The first maps of the 2D distribution of coronal electron temperature and ion charge state for the 2006 eclipse (left column) and 2008 eclipse (right column) with white-light images added in the bottom row. Red indicates iron line Fe XI 789.2 nm, blue represents iron line Fe XIII 1074.7 nm, and green shows iron line Fe XIV 530.3 nm. Image: Habbal, et al.

The observations were made during the total solar eclipses of 2006, 2008 and 2009 by NASA Goddard Space Flight Center astrophysicist Adrian Daw along with an international team of scientists led by Shadia Habbal from the University of Hawaii’s Institute for Astronomy and provide an important step in understanding how emissions from the Sun – space weather – effects Earth, since this particular charge state of iron (ten-times ionized, or Fe XI), along with Fe X, are the dominant charge states formed as the expanding corona flows out into interplanetary space towards the Earth).

The emission line for Fe XI, occurs at 789.2 nanometres (nm), and the first images of the corona at this wavelength reveal some surprises, notably that the emission extends out at least three solar radii and has localised regions of enhanced density of iron ions.

Comparison of the first image of the corona in Fe XI 789.2 nm, taken during the 2006 eclipse, with a white-light image taken by Miloslav Drückmuller from Brno University of Technology in the Czech Republic. The coulored circles indicate localised enhancements in Fe XI that have no correspondence in white light, while the bubble structure surrounding the yellow circled region is barely distinguishable in white light. Image: Habbal, et al.
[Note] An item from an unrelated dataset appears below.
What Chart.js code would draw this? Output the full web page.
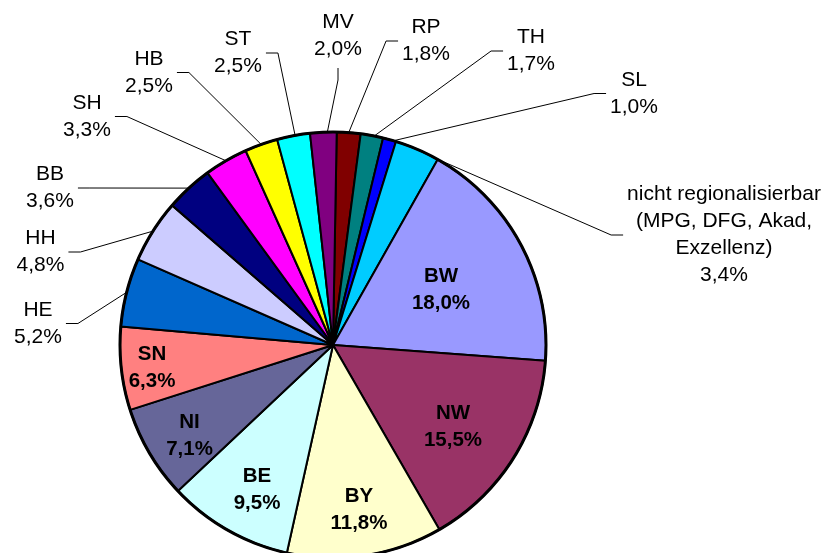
<!DOCTYPE html>
<html>
<head>
<meta charset="utf-8">
<title>Anteile nach Ländern</title>
<script src="https://cdn.jsdelivr.net/npm/chart.js@4.4.0/dist/chart.umd.min.js"></script>
<style>
    html, body { margin: 0; padding: 0; background: #fff; }
    #wrap { width: 831px; height: 553px; position: relative; }
</style>
</head>
<body>
<div id="wrap"><canvas id="pieChart"></canvas></div>
<script>
// data, clockwise from 12 o'clock
const categories = ['RP', 'TH', 'SL', 'nicht regionalisierbar\n(MPG, DFG, Akad,\nExzellenz)',
    'BW', 'NW', 'BY', 'BE', 'NI', 'SN', 'HE', 'HH', 'BB', 'SH', 'HB', 'ST', 'MV'];
const shares = [1.8, 1.7, 1.0, 3.4, 18.0, 15.5, 11.8, 9.5, 7.1, 6.3, 5.2, 4.8, 3.6, 3.3, 2.5, 2.5, 2.0];
const sliceColors = ['#800000', '#008080', '#0000FF', '#00CCFF', '#9999FF', '#993366', '#FFFFCC', '#CCFFFF',
    '#666699', '#FF8080', '#0066CC', '#CCCCFF', '#000080', '#FF00FF', '#FFFF00', '#00FFFF', '#800080'];

// label block centres, relative to the pie centre
const labelOffsets = [
    [93, -304], [198, -294], [301, -251.5], [391, -110],
    [108, -55.5], [120, 82], [26, 165], [-76, 144.5], [-143.5, 90.5], [-181, 22.5],
    [-295, -21.5], [-292.5, -93], [-283, -157], [-246, -228.5], [-184, -272.5], [-95, -292], [5, -309.5]
];
// where a leader line meets its slice (0 = slice start, 1 = slice end)
const leaderAnchor = [0.5, 0.6, 0.8, 0.95, 0.5, 0.5, 0.5, 0.5, 0.5, 0.5, 0.5, 0.5, 0.5, 0.5, 0.5, 0.55, 0.65];

const INSIDE_MIN = 6; // slices this big get their label inside
const LINE_H = 27;

function fmt(v) {
    return v.toFixed(1).replace('.', ',') + '%';
}

const pieLabels = {
    id: 'pieLabels',
    afterDatasetsDraw(chart) {
        const ctx = chart.ctx;
        const arcs = chart.getDatasetMeta(0).data;
        ctx.save();

        // heavier outline round the pie
        const c = arcs[0].getProps(['x', 'y', 'outerRadius']);
        ctx.beginPath();
        ctx.arc(c.x, c.y, c.outerRadius, 0, Math.PI * 2);
        ctx.lineWidth = 3;
        ctx.strokeStyle = '#000';
        ctx.stroke();

        ctx.textAlign = 'center';
        ctx.textBaseline = 'middle';
        ctx.fillStyle = '#000';

        arcs.forEach((arc, i) => {
            const p = arc.getProps(['x', 'y', 'startAngle', 'endAngle', 'outerRadius']);
            const inside = shares[i] >= INSIDE_MIN;
            const lines = categories[i].split('\n').concat([fmt(shares[i])]);
            const cx = p.x + labelOffsets[i][0];
            const cy = p.y + labelOffsets[i][1];
            ctx.font = inside ? 'bold 20.5px "Liberation Sans", Arial, sans-serif'
                              : '21px "Liberation Sans", Arial, sans-serif';
            lines.forEach((t, k) => {
                ctx.fillText(t, cx, cy + (k - (lines.length - 1) / 2) * LINE_H);
            });
            if (inside) return;

            // leader line: short stub, then to the slice edge
            const w = Math.max(...lines.map(t => ctx.measureText(t).width));
            const a = p.startAngle + (p.endAngle - p.startAngle) * leaderAnchor[i];
            const ex = p.x + p.outerRadius * Math.cos(a);
            const ey = p.y + p.outerRadius * Math.sin(a);
            let sx, sy, tx, ty;
            if (Math.abs(labelOffsets[i][0]) < 30) {
                sx = cx; sy = cy + (lines.length - 1) / 2 * LINE_H + 19;
                tx = sx; ty = sy + 12;
            } else if (labelOffsets[i][0] > 0) {
                sx = cx - w / 2 - 4; sy = cy;
                tx = sx - 12; ty = sy;
            } else {
                sx = cx + w / 2 + 4; sy = cy;
                tx = sx + 12; ty = sy;
            }
            ctx.beginPath();
            ctx.moveTo(sx, sy);
            ctx.lineTo(tx, ty);
            ctx.lineTo(ex, ey);
            ctx.lineWidth = 1;
            ctx.strokeStyle = '#000';
            ctx.stroke();
        });
        ctx.restore();
    }
};

const ctx = document.getElementById('pieChart').getContext('2d');
new Chart(ctx, {
    type: 'pie',
    data: {
        labels: categories,
        datasets: [{
            data: shares,
            backgroundColor: sliceColors,
            borderColor: '#000',
            borderWidth: 2
        }]
    },
    options: {
        responsive: true,
        maintainAspectRatio: false,
        animation: false,
        rotation: 1,
        radius: 213,
        layout: {
            padding: { left: 0, right: 165, top: 137, bottom: 0 }
        },
        plugins: {
            legend: { display: false },
            tooltip: { enabled: false }
        }
    },
    plugins: [pieLabels]
});
</script>
</body>
</html>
"The complicated magnetic structure of the corona confines localized regions of high density plasma," Daw tells Astronomy Now. "On top of that, many different processes can affect the heating of ions in the corona, which can lead to further density enhancements for particular ions.  Collisional processes, radiative processes, gravity, plasma wave phenomena, and the twisting and merging of magnetic structures can all play a role.  The mechanisms that cause different density enhancements are certainly not all well understood, but through observations such as these, we are advancing our understanding."

Combining the data with observations of other iron charge states, the scientists were able to build up the first two-dimensional map of the distribution of electron temperature and charge-state measurements, establishing a direct link between the distribution of charge states in the corona and in interplanetary space.

"Eclipses are the only tool to explore the physical processes in the first few solar radii, starting from the solar surface, in an uninterrupted manner, and this study establishes the first direct link between the distribution of charge states where they are formed in the inner corona and the distribution that flows into interplanetary space, bombarding the Earth's magnetosphere," adds Daw.